• PROBLEM STATEMENT
Identify each line holding the string "that" and copy it.

• DATA EXTRACT

+ + +

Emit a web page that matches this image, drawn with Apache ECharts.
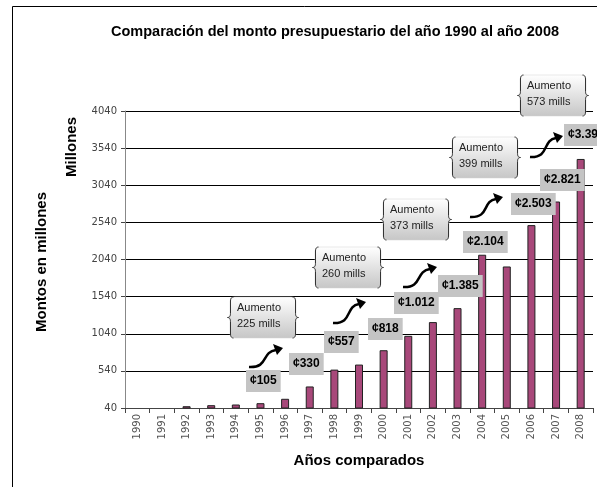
<!DOCTYPE html>
<html>
<head>
<meta charset="utf-8">
<title></title>
<script src="https://cdn.jsdelivr.net/npm/echarts@6/dist/echarts.min.js"></script>
<style>
  html, body { margin: 0; padding: 0; background: #fff; }
</style>
</head>
<body>
<div id="main" style="width:597px;height:487px;"></div>
<script type="text/javascript">
// datos
var years = ['1990', '1991', '1992', '1993', '1994', '1995', '1996', '1997', '1998', '1999',
  '2000', '2001', '2002', '2003', '2004', '2005', '2006', '2007', '2008'];
var montos = ['-', '-', 64, 78, 87, 105, 164, 330, 557, 625, 818, 1012, 1197, 1385, 2104, 1946, 2503, 2821, 3394];
var etiquetas = ['¢105', '¢330', '¢557', '¢818', '¢1.012', '¢1.385', '¢2.104', '¢2.503', '¢2.821', '¢3.394'];
var aumentos = ['225', '260', '373', '399', '573'];

var myChart = echarts.init(document.getElementById('main'));

// cajas grises de los montos (esquina sup. izq.)
var etiquetaPos = [[246, 370], [289, 353], [324, 331], [368, 318], [394, 292],
  [438, 275], [463, 231], [511, 193], [540, 169], [564, 124]];
// llamadas "Aumento" (izq, arriba)
var llamadaPos = [[230, 297], [315, 247], [383, 199], [452, 137], [520, 75]];
// flechas (inicio -> punta)
var flechaPos = [[249, 367, 283, 348], [333, 323, 366, 302], [403, 287, 437, 267],
  [470, 217, 503, 197], [530, 157, 563, 136]];

var fuente = '"Liberation Sans", Arial, sans-serif';
var graphics = [];

// marco del grafico (solo izquierda y arriba se ven)
graphics.push({
  type: 'polyline', silent: true,
  shape: { points: [[12.5, 487], [12.5, 6.5], [597, 6.5]] },
  style: { stroke: '#000', lineWidth: 1, fill: null }
});

etiquetas.forEach(function (t, i) {
  graphics.push({
    type: 'text', z: 10,
    x: etiquetaPos[i][0], y: etiquetaPos[i][1],
    style: {
      text: t, fill: '#000',
      font: 'bold 12px ' + fuente,
      backgroundColor: '#c4c4c4', padding: [5, 4, 5, 4]
    }
  });
});

// curva cuadratica muestreada
function quad(p0, c, p1, pts) {
  for (var k = 0; k <= 6; k++) {
    var t = k / 6, u = 1 - t;
    pts.push([u * u * p0[0] + 2 * u * t * c[0] + t * t * p1[0],
      u * u * p0[1] + 2 * u * t * c[1] + t * t * p1[1]]);
  }
}
function llave(x, y, h, dir) {
  var m = y + h / 2, d = 3 * dir, pts = [];
  quad([x + d, y], [x, y], [x, y + 4], pts);
  quad([x, m - 4], [x, m], [x - d, m], pts);
  quad([x - d, m], [x, m], [x, m + 4], pts);
  quad([x, y + h - 4], [x, y + h], [x + d, y + h], pts);
  return pts;
}

aumentos.forEach(function (a, i) {
  var x = llamadaPos[i][0], y = llamadaPos[i][1], w = 66, h = 41;
  graphics.push({
    type: 'rect', z: 10,
    shape: { x: x, y: y, width: w, height: h, r: 5 },
    style: {
      fill: new echarts.graphic.LinearGradient(0, 0, 0, 1, [
        { offset: 0, color: '#ffffff' }, { offset: 1, color: '#c6c6c6' }
      ]),
      stroke: '#d0d0d0', lineWidth: 0.5
    }
  });
  graphics.push({
    type: 'polyline', z: 11,
    shape: { points: llave(x + 0.5, y, h, 1) },
    style: { stroke: '#333', lineWidth: 1, fill: null }
  });
  graphics.push({
    type: 'polyline', z: 11,
    shape: { points: llave(x + w - 0.5, y, h, -1) },
    style: { stroke: '#333', lineWidth: 1, fill: null }
  });
  graphics.push({
    type: 'text', z: 12, x: x + 7, y: y + 3,
    style: {
      text: 'Aumento\n' + a + ' mills', fill: '#222', lineHeight: 16,
      font: '11px ' + fuente
    }
  });
});

flechaPos.forEach(function (f) {
  var x0 = f[0], y0 = f[1], x1 = f[2], y1 = f[3];
  var ex = x1 - 7, ey = y1 + 2;
  graphics.push({
    type: 'bezierCurve', z: 10,
    shape: { x1: x0, y1: y0, x2: ex, y2: ey,
      cpx1: x0 + 20, cpy1: y0 + 1, cpx2: x0 + 12, cpy2: ey + 2 },
    style: { stroke: '#000', lineWidth: 2.5, fill: null }
  });
  graphics.push({
    type: 'polygon', z: 10,
    shape: { points: [[x1, y1], [ex - 3, ey - 6], [ex + 1, ey + 5]] },
    style: { fill: '#000' }
  });
});

// titulos de eje vertical
graphics.push({
  type: 'text', x: 42, y: 262, rotation: Math.PI / 2,
  style: { text: 'Montos en millones', fill: '#000', font: 'bold 15px ' + fuente,
    align: 'center', verticalAlign: 'middle' }
});
graphics.push({
  type: 'text', x: 72, y: 147, rotation: Math.PI / 2,
  style: { text: 'Millones', fill: '#000', font: 'bold 15px ' + fuente,
    align: 'center', verticalAlign: 'middle' }
});

var option = {
  backgroundColor: '#fff',
  animation: false,
  title: {
    text: 'Comparación del monto presupuestario del año 1990 al año 2008',
    left: 330, top: 19, textAlign: 'center',
    textStyle: { fontSize: 14.5, fontWeight: 'bold', color: '#000', fontFamily: fuente }
  },
  grid: { left: 125, right: 4, top: 111, bottom: 79 },
  xAxis: {
    type: 'category',
    data: years,
    name: 'Años comparados',
    nameLocation: 'middle',
    nameGap: 45,
    nameTextStyle: { fontSize: 15, fontWeight: 'bold', color: '#000', fontFamily: fuente },
    axisLine: { lineStyle: { color: '#444', width: 1 } },
    axisTick: { show: true, length: 5, alignWithLabel: false, lineStyle: { color: '#444' } },
    axisLabel: {
      rotate: 90, interval: 0, margin: 6, color: '#555',
      fontSize: 10, fontFamily: '"DejaVu Sans", sans-serif'
    }
  },
  yAxis: {
    type: 'value',
    min: 40, max: 4040, interval: 500,
    axisLine: { show: true, lineStyle: { color: '#888', width: 1 } },
    axisTick: { show: true, length: 4, inside: false, lineStyle: { color: '#444' } },
    axisLabel: {
      margin: 8, color: '#444', fontSize: 10, fontFamily: '"DejaVu Sans", sans-serif',
      formatter: function (v) { return String(v); }
    },
    splitLine: { show: true, lineStyle: { color: '#000', width: 1 } }
  },
  series: [{
    type: 'bar',
    data: montos,
    barWidth: 8,
    itemStyle: { color: '#a8487a', borderColor: '#222', borderWidth: 1 }
  }],
  graphic: graphics
};
myChart.setOption(option);
</script>
</body>
</html>
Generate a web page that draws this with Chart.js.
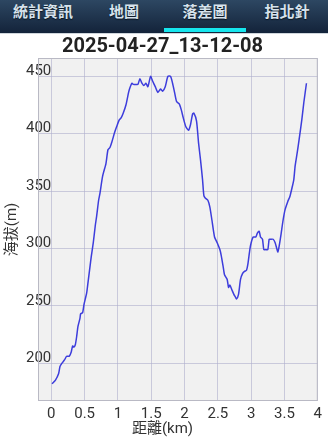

+ + +

• SOLUTION
Emit a web page that matches this image, drawn with Apache ECharts.
Generate a web page that draws this with Chart.js.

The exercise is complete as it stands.